Wie gehen Sie auf der alten Wilhelmsburger Reichsstraße vor?
Auf der Trasse ist die Kampfmittelräumung Nord GmbH seit 2019 vertreten. Das Referat Gefahrenerkundung Kampfmittelverdacht führt zunächst eine Luftbildauswertung für die betroffenen Bereiche durch. Die darauf sichtbaren Einschlaglöcher bzw. Bombentrichter werden als Verdachtspunkte festgelegt. Aufgrund der massiven Bombardierung sind große Teile der Trasse als Bombenblindgängerverdachtsfläche eingestuft worden. Gemäß länderspezifischer Vorgaben wird ein entsprechendes Bohrraster für die zu untersuchenden Flächen angelegt. Unter maschinellem Einsatz kommt ein überdimensionaler Bohrer zum Einsatz. Jedes Bohrloch wird mit PVC-Rohren bestückt, in denen dann unsere Sondiertechnik zum Gebrauch kommt. Anhand der gewonnenen Daten können wir eine detaillierte Auswertung auf mögliche Blindgänger machen. Ergibt die Auswertung ein öffnungswürdiges Objekt, wird es freigelegt und identifiziert.

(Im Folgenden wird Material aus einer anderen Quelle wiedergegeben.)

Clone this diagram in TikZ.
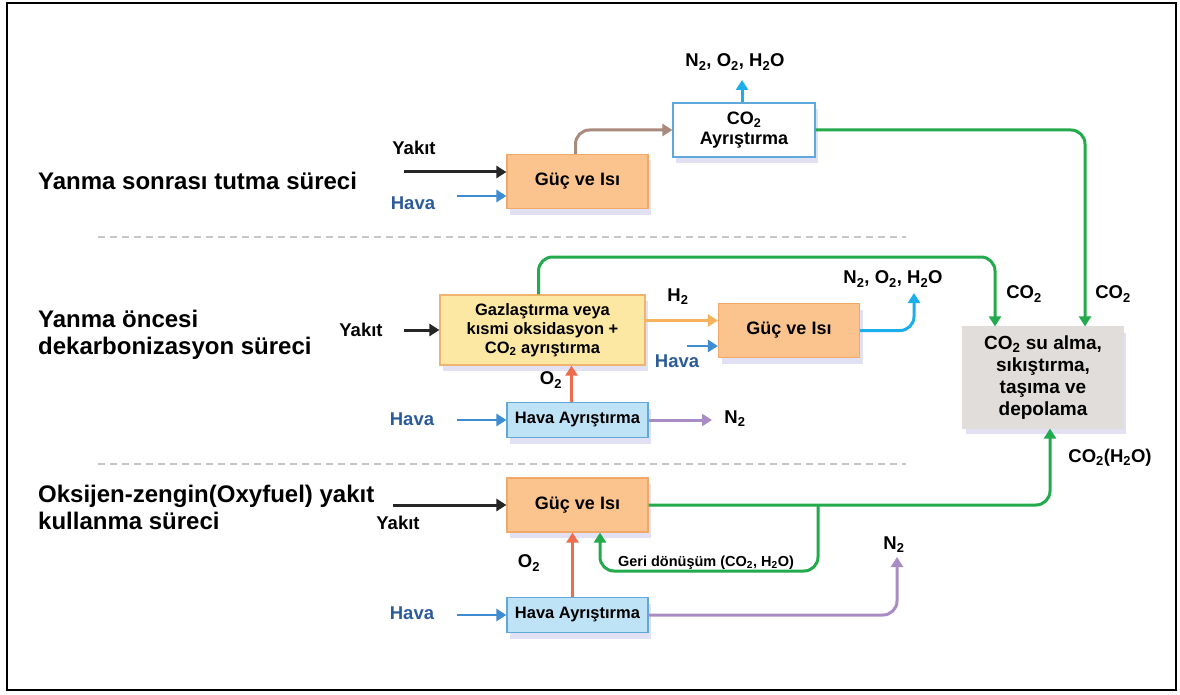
\documentclass[tikz,border=0pt]{standalone}
\usepackage{fontspec}
\setmainfont{Liberation Sans}
\usetikzlibrary{arrows.meta,shadows,calc}

\definecolor{boxorange}{HTML}{FBC48F}
\definecolor{edgeorange}{HTML}{F2A868}
\definecolor{boxyellow}{HTML}{FDE8A3}
\definecolor{edgeyellow}{HTML}{F0B46E}
\definecolor{boxblue}{HTML}{BFE3F6}
\definecolor{edgeblue}{HTML}{5FA8DA}
\definecolor{boxgray}{HTML}{E1DDDB}
\definecolor{flowgreen}{HTML}{22AA4C}
\definecolor{flowcyan}{HTML}{1CAEEA}
\definecolor{flowbrown}{HTML}{A98B7E}
\definecolor{flowh}{HTML}{F6B25C}
\definecolor{flowox}{HTML}{EE6C4D}
\definecolor{flowpurple}{HTML}{AA8CC4}
\definecolor{flowblue}{HTML}{3E8DD2}
\definecolor{havablue}{HTML}{2C5B99}
\definecolor{flowblack}{HTML}{262626}

\newcommand{\lo}[1]{\textsubscript{#1}}

\tikzset{
  unit/.style={draw, line width=1.2, inner sep=0pt, align=center,
    font=\bfseries\fontsize{18}{20}\selectfont,
    drop shadow={shadow xshift=3pt, shadow yshift=-6pt, opacity=0.16, fill=blue!45!gray}},
  power/.style={unit, fill=boxorange, draw=edgeorange, minimum width=141, minimum height=54},
  gasifier/.style={unit, fill=boxyellow, draw=edgeyellow, minimum width=205, minimum height=70,
    font=\bfseries\fontsize{16.5}{19}\selectfont},
  airsep/.style={unit, fill=boxblue, draw=edgeblue, minimum width=141, minimum height=35,
    font=\bfseries\fontsize{16.5}{18}\selectfont},
  separator/.style={unit, fill=white, draw=edgeblue, minimum width=142, minimum height=54},
  storage/.style={unit, fill=boxgray, draw=boxgray, minimum width=160, minimum height=101,
    font=\bfseries\fontsize{19}{22}\selectfont},
  lbl/.style={font=\bfseries\fontsize{18.5}{20}\selectfont, inner sep=1pt},
  hava/.style={lbl, text=havablue},
  section/.style={font=\bfseries\fontsize{24}{27}\selectfont, anchor=west, align=left, inner sep=0pt},
  flow/.style={line width=3, -{Triangle[width=12,length=10]}, rounded corners=14},
  divider/.style={gray!45, line width=1.2, dash pattern=on 7pt off 5pt},
}

\begin{document}
\begin{tikzpicture}[x=1pt, y=-1pt]
\useasboundingbox (0,0) rectangle (1180,695);
\fill[white] (0,0) rectangle (1180,695);
\draw[line width=2.5] (7,3) rectangle (1176,690);
\draw[line width=2] (7,3) -- (7,690);

% section titles
\node[section] (t1) at (38,181) {Yanma sonrası tutma süreci};
\node[section] (t2) at (38,335) {Yanma öncesi\\dekarbonizasyon süreci};
\node[section] (t3) at (38,507) {Oksijen-zengin(Oxyfuel) yakıt\\kullanma süreci};

% dividers
\coordinate (d1a) at (98,237); \coordinate (d1b) at (906,237);
\coordinate (d2a) at (98,464); \coordinate (d2b) at (906,464);
\draw[divider] (d1a) -- (d1b);
\draw[divider] (d2a) -- (d2b);

% ---- post-combustion ----
\node[power] (g1) at (577.5,181.5) {Güç ve Isı};
\node[separator] (sep) at (744,130) {CO\lo{2}\\Ayrıştırma};
\node[lbl] (top3) at (735,62) {N\lo{2}, O\lo{2}, H\lo{2}O};
\node[lbl] (yk1) at (414,148) {Yakıt};
\node[hava] (hv1) at (413,203) {Hava};
\coordinate (yk1s) at (404,172);
\coordinate (hv1s) at (457,196);
\coordinate (sepup) at (742,80);

% ---- pre-combustion ----
\node[gasifier] (gas) at (542.5,330) {Gazlaştırma veya\\kısmi oksidasyon +\\CO\lo{2} ayrıştırma};
\node[power] (g2) at (789,330.5) {Güç ve Isı};
\node[airsep] (ha1) at (577.5,420) {Hava Ayrıştırma};
\node[storage] (st) at (1043,377.5) {CO\lo{2} su alma,\\sıkıştırma,\\taşıma ve\\depolama};
\node[lbl] (yk2) at (361,330) {Yakıt};
\node[lbl] (h2) at (678,297) {H\lo{2}};
\node[hava] (hv2) at (677,361) {Hava};
\node[lbl] (mid3) at (893,279) {N\lo{2}, O\lo{2}, H\lo{2}O};
\node[lbl] (c1) at (1024,294) {CO\lo{2}};
\node[lbl] (c2) at (1113,294) {CO\lo{2}};
\node[lbl] (o2a) at (551,380) {O\lo{2}};
\node[hava] (hv3) at (412,419) {Hava};
\node[lbl] (n2a) at (735,419) {N\lo{2}};
\node[lbl] (cw) at (1110,458) {CO\lo{2}(H\lo{2}O)};
\coordinate (yk2s) at (404,330);
\coordinate (hv2s) at (687,346);
\coordinate (hv3s) at (457,420);
\coordinate (n2aend) at (712,420);
\coordinate (cyanup) at (914,293);
\coordinate (gtop) at (995,257);
\coordinate (rin) at (1085,130);

% ---- oxyfuel ----
\node[power] (g3) at (577.5,505) {Güç ve Isı};
\node[airsep] (ha2) at (577.5,615) {Hava Ayrıştırma};
\node[lbl] (yk3) at (398,523) {Yakıt};
\node[lbl] (o2b) at (529,563) {O\lo{2}};
\node[lbl, font=\bfseries\fontsize{14.5}{16}\selectfont] (rec) at (706,563) {Geri dönüşüm (CO\lo{2}, H\lo{2}O)};
\node[lbl] (n2b) at (894,545) {N\lo{2}};
\node[hava] (hv4) at (412,613) {Hava};
\coordinate (yk3s) at (393,505);
\coordinate (hv4s) at (457,615);
\coordinate (br) at (818,505);
\coordinate (recb) at (600,571);
\coordinate (n2bend) at (897,557);
\coordinate (bin) at (1050,505);

% ---- connectors: post-combustion ----
\draw[flow, flowblack] (yk1s) -- (yk1s -| g1.west);
\draw[flow, flowblue, line width=2.5] (hv1s) -- (hv1s -| g1.west);
\draw[flow, flowbrown] ($(g1.north)+(-2,0)$) |- (sep.west);
\draw[flow, flowcyan] (sep.north -| sepup) -- (sepup);
\draw[flow, flowgreen] (sep.east) -| (st.north -| rin);

% ---- connectors: pre-combustion ----
\draw[flow, flowblack] (yk2s) -- (gas.west);
\draw[flow, flowgreen] ($(gas.north)+(-4,0)$) |- (gtop) -- (st.north -| gtop);
\draw[flow, flowh] (gas.east |- g2.west) ++(0,-10) coordinate (hs) -- (hs -| g2.west);
\draw[flow, flowblue, line width=2.5] (hv2s) -- (hv2s -| g2.west);
\draw[flow, flowcyan] (g2.east) -| (cyanup);
\coordinate (o2up) at ($(ha1.north)+(-6,0)$);
\draw[flow, flowox] (o2up) -- (o2up |- gas.south);
\draw[flow, flowblue, line width=2.5] (hv3s) -- (ha1.west);
\draw[flow, flowpurple] (ha1.east) -- (n2aend);

% ---- connectors: oxyfuel ----
\draw[flow, flowblack] (yk3s) -- (g3.west);
\draw[flow, flowgreen] (g3.east) -| (st.south -| bin);
\draw[flow, flowgreen] (br) |- (recb) -- (recb |- g3.south);
\coordinate (o2up2) at ($(ha2.north)+(-5,0)$);
\draw[flow, flowox] (o2up2) -- (o2up2 |- g3.south);
\draw[flow, flowblue, line width=2.5] (hv4s) -- (ha2.west);
\draw[flow, flowpurple] (ha2.east) -| (n2bend);
\end{tikzpicture}
\end{document}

Was haben Sie denn bisher hier gefunden?
Manchmal findet man lediglich zivilen Metallschrott. In Wilhelmsburg haben wir bereits drei große Blindgänger mit 1000 lbs (rund 500 kg) gefunden. Je nach Untergrund bohren wir hier sechs bis acht Meter tief. Gibt es einen Verdacht in der Bohrlochauswertung, werden zu den geplanten Bohrungen noch weitere Zusatzbohrungen gemacht, um die Bombe so exakt wie möglich in Lage und Höhe zu lokalisieren. Erst dann wird der Oberboden abgetragen. Bei Arbeiten im Nahbereich von Verdachtsobjekten sind Aufgrabungen nur manuell und mit handgeführten Werkzeugen auszuführen. Wenn das Verdachtsobjekt komplett freigelegt ist, wird über das weitere Vorgehen entschieden. Bei positivem Kampfmittelfund verständigen wir umgehend die Polizei und informieren über die Klassifizierung und ob noch Gefahr von dem Fundstück ausgeht sowie die genaue Lage der Räumstelle. Spätestens nach fünf Minuten ist die Polizei da. Später kommen Feuerwehr und der Kampfmittelräumdienst dazu. Der legt dann einen Evakuierungsumkreis fest und entscheidet über eine mögliche Entschärfung oder Sprengung vor Ort.
Was war denn Ihr aufregendstes Erlebnis?
Das war hier auf der alten Wilhelmsburger Reichsstraße und ist noch gar nicht so lange her. Der Fund unserer ersten 1000 lbs Bombe war relativ unspektakulär. Alles ging ziemlich schnell vonstatten. Wir fanden unsere zweite 1000 lbs Bombe amerikanischer Herkunft und bei den ersten Anzeichen mit der Sonde oder später beim Freilegen mit der Schaufel schlug mir das Herz schon ein wenig höher. Danach zu Hause wurde es dann schlimmer, als ich über den kapitalen Fund nachdachte. Da habe ich schon ein paar Nächte etwas schlechter geschlafen. Auch unser letzter Fund von gestern, 5. Juli, brachte wieder eine 1000 lbs Bombe amerikanischer Herkunft zum Vorschein.